MATERIAL TO PROCESS:
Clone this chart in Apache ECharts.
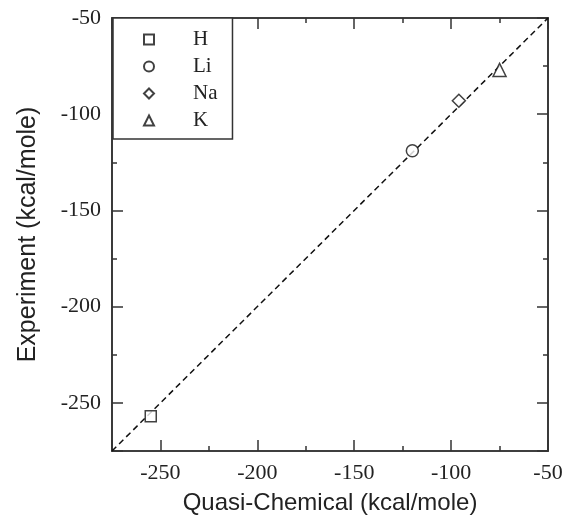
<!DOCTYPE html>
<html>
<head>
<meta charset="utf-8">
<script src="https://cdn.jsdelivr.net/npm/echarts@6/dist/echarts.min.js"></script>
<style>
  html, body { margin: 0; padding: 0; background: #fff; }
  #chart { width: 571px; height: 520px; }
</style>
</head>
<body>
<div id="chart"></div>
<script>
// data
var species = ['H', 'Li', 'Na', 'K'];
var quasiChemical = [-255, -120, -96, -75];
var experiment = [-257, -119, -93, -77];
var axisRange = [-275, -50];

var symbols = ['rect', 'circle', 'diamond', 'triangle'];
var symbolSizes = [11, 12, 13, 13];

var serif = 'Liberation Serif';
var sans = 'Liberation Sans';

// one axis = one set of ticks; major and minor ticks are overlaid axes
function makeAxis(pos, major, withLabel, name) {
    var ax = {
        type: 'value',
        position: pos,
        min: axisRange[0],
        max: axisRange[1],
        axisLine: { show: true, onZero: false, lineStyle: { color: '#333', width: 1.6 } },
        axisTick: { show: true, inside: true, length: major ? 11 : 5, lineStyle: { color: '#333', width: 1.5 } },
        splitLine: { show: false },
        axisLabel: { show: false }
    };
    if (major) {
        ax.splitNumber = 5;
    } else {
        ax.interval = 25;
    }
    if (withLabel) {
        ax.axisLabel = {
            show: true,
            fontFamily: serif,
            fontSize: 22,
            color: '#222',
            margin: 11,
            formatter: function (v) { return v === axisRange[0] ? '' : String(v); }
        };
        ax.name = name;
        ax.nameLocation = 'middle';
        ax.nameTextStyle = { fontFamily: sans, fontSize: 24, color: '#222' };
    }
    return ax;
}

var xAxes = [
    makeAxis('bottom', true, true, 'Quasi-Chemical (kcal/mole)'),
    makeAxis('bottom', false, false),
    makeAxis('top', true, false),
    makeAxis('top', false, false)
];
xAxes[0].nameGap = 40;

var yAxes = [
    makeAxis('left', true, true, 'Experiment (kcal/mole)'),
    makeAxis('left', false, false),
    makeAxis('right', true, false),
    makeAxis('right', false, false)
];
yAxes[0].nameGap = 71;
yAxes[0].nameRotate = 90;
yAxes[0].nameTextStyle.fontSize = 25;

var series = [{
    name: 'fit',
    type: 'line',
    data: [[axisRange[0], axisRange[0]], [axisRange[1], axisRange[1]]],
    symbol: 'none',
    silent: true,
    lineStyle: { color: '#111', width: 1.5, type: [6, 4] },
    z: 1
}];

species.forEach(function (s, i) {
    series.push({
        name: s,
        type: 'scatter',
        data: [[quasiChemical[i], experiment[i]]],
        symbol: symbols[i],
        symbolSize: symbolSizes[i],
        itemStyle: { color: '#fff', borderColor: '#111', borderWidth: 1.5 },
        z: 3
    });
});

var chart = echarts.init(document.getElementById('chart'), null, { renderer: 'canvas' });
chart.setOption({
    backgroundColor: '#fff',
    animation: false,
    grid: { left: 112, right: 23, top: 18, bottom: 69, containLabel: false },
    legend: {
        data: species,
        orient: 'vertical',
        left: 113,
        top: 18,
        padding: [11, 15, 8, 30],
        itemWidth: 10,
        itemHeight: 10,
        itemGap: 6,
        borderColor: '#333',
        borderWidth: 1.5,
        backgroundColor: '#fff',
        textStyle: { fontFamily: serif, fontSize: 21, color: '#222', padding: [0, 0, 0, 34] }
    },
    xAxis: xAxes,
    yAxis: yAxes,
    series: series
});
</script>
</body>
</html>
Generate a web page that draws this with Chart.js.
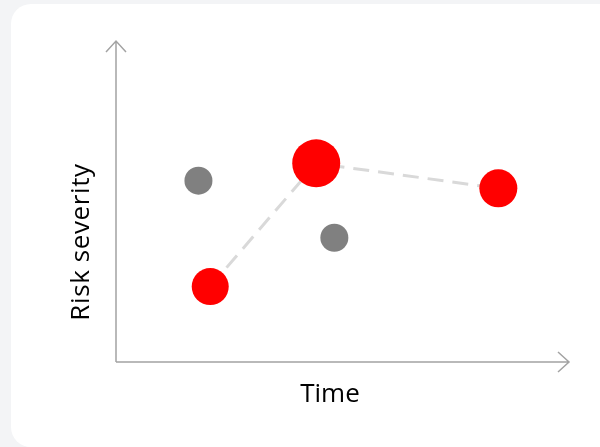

--

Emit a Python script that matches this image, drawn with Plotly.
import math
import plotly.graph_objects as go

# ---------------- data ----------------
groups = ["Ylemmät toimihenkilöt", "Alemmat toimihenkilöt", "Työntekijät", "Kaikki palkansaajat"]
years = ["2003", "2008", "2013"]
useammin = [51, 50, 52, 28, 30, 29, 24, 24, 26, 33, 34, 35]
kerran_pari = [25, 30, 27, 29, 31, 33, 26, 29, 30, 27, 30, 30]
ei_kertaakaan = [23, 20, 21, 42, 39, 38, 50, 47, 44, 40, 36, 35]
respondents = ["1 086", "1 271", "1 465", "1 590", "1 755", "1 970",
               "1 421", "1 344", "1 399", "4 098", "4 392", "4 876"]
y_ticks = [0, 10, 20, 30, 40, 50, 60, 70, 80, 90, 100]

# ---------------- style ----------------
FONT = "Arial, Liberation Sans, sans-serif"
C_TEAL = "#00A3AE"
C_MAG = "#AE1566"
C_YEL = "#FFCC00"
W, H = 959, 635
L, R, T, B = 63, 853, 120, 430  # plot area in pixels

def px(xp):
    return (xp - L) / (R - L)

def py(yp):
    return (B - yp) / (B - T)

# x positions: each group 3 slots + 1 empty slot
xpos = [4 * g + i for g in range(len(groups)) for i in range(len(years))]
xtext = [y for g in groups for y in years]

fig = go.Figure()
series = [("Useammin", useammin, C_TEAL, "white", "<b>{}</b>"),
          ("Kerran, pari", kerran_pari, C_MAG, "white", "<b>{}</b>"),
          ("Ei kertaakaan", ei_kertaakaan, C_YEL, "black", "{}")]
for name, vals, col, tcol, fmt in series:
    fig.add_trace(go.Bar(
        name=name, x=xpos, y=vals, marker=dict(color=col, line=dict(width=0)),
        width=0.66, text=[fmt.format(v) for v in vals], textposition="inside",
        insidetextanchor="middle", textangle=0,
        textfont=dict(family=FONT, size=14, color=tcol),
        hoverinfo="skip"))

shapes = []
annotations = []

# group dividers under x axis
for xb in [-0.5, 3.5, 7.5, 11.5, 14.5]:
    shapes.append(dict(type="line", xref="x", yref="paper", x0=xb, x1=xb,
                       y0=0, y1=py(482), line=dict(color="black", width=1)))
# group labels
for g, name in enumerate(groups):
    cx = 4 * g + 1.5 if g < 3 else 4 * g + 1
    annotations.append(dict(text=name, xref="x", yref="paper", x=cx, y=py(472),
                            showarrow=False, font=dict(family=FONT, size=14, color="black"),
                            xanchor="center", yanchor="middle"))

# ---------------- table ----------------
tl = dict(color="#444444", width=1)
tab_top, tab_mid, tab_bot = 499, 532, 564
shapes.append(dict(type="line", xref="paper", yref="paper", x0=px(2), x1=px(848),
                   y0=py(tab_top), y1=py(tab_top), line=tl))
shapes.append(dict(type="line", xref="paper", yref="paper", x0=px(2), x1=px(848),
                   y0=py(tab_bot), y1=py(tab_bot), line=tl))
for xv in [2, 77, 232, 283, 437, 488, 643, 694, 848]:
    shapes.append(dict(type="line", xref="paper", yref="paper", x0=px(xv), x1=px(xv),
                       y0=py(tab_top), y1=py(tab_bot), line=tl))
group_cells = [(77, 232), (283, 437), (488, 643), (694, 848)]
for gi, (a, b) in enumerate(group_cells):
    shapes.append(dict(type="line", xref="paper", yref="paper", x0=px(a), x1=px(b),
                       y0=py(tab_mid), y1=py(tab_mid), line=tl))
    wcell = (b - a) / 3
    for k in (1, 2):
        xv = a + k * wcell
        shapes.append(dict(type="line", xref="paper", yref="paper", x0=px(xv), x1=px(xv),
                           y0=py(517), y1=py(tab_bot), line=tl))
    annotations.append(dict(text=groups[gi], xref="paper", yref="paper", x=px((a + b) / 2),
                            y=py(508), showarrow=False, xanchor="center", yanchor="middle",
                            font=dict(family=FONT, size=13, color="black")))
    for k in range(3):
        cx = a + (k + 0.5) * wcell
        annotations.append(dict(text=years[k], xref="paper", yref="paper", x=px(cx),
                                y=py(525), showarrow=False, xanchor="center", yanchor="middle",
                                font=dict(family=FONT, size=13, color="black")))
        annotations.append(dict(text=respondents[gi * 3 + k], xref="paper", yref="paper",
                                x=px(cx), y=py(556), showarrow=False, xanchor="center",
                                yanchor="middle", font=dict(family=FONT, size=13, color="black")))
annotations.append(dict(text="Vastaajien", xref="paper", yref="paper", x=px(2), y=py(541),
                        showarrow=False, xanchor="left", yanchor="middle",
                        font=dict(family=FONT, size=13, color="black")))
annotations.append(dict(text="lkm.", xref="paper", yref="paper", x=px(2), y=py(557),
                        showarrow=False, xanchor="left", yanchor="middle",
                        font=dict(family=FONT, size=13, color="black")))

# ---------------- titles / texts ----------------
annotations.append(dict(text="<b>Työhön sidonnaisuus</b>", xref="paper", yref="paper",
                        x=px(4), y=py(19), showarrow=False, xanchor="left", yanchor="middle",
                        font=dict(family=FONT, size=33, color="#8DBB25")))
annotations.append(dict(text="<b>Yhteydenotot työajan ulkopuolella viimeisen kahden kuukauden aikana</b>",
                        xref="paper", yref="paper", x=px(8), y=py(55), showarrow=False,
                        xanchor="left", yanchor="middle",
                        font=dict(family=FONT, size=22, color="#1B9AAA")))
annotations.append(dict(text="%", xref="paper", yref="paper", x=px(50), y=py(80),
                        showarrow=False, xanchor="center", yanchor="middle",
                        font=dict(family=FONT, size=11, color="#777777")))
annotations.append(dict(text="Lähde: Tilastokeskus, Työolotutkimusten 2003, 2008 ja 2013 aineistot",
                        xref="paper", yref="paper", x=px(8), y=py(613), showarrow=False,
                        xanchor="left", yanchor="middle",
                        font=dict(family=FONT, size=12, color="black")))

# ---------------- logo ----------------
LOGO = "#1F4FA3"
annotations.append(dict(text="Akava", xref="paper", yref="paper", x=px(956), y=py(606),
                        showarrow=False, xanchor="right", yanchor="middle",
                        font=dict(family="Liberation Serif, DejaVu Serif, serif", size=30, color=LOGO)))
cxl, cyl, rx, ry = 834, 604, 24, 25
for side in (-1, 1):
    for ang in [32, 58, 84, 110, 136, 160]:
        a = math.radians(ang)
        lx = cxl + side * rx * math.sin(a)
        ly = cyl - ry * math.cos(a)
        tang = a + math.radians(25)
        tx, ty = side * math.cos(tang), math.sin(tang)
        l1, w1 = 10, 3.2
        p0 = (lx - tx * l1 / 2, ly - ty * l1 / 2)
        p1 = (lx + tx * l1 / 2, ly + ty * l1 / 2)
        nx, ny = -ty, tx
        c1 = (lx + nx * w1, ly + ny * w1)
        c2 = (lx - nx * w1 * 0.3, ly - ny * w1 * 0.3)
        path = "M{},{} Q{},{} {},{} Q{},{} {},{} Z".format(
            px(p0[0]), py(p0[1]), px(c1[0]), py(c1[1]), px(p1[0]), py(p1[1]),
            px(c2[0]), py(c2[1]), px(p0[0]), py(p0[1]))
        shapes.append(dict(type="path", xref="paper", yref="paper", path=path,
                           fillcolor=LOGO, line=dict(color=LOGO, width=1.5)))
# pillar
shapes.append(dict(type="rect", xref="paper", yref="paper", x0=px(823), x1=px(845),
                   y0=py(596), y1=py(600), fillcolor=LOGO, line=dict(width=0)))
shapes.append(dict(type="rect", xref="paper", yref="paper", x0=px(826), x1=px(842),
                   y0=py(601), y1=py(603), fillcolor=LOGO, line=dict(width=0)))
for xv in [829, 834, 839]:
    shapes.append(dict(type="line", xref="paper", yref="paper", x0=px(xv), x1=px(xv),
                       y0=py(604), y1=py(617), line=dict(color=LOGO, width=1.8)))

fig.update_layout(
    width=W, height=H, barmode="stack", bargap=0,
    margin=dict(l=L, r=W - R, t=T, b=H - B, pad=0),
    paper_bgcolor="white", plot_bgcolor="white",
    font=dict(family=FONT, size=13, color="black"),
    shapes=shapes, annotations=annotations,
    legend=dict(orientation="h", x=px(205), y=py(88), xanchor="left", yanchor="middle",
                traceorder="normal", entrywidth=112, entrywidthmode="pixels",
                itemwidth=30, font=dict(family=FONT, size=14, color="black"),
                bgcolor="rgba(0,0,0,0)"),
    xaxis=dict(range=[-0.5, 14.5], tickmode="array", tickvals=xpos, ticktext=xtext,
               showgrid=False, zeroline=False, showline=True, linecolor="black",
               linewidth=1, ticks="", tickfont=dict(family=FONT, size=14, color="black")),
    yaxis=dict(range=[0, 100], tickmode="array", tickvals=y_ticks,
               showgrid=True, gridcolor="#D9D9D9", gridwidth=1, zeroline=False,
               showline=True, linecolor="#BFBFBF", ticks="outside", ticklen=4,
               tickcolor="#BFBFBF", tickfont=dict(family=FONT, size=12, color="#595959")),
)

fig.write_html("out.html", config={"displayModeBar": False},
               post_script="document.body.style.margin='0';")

DESCRIPTION OF THE TASK: Repeat only the lines running from "Clone this chart in Apache ECharts." to "var sans = 'Liberation Sans';", ends included, and leave the pictures out.

EXPECTED ANSWER:
Clone this chart in Apache ECharts.
<!DOCTYPE html>
<html>
<head>
<meta charset="utf-8">
<script src="https://cdn.jsdelivr.net/npm/echarts@6/dist/echarts.min.js"></script>
<style>
  html, body { margin: 0; padding: 0; background: #fff; }
  #chart { width: 571px; height: 520px; }
</style>
</head>
<body>
<div id="chart"></div>
<script>
// data
var species = ['H', 'Li', 'Na', 'K'];
var quasiChemical = [-255, -120, -96, -75];
var experiment = [-257, -119, -93, -77];
var axisRange = [-275, -50];

var symbols = ['rect', 'circle', 'diamond', 'triangle'];
var symbolSizes = [11, 12, 13, 13];

var serif = 'Liberation Serif';
var sans = 'Liberation Sans';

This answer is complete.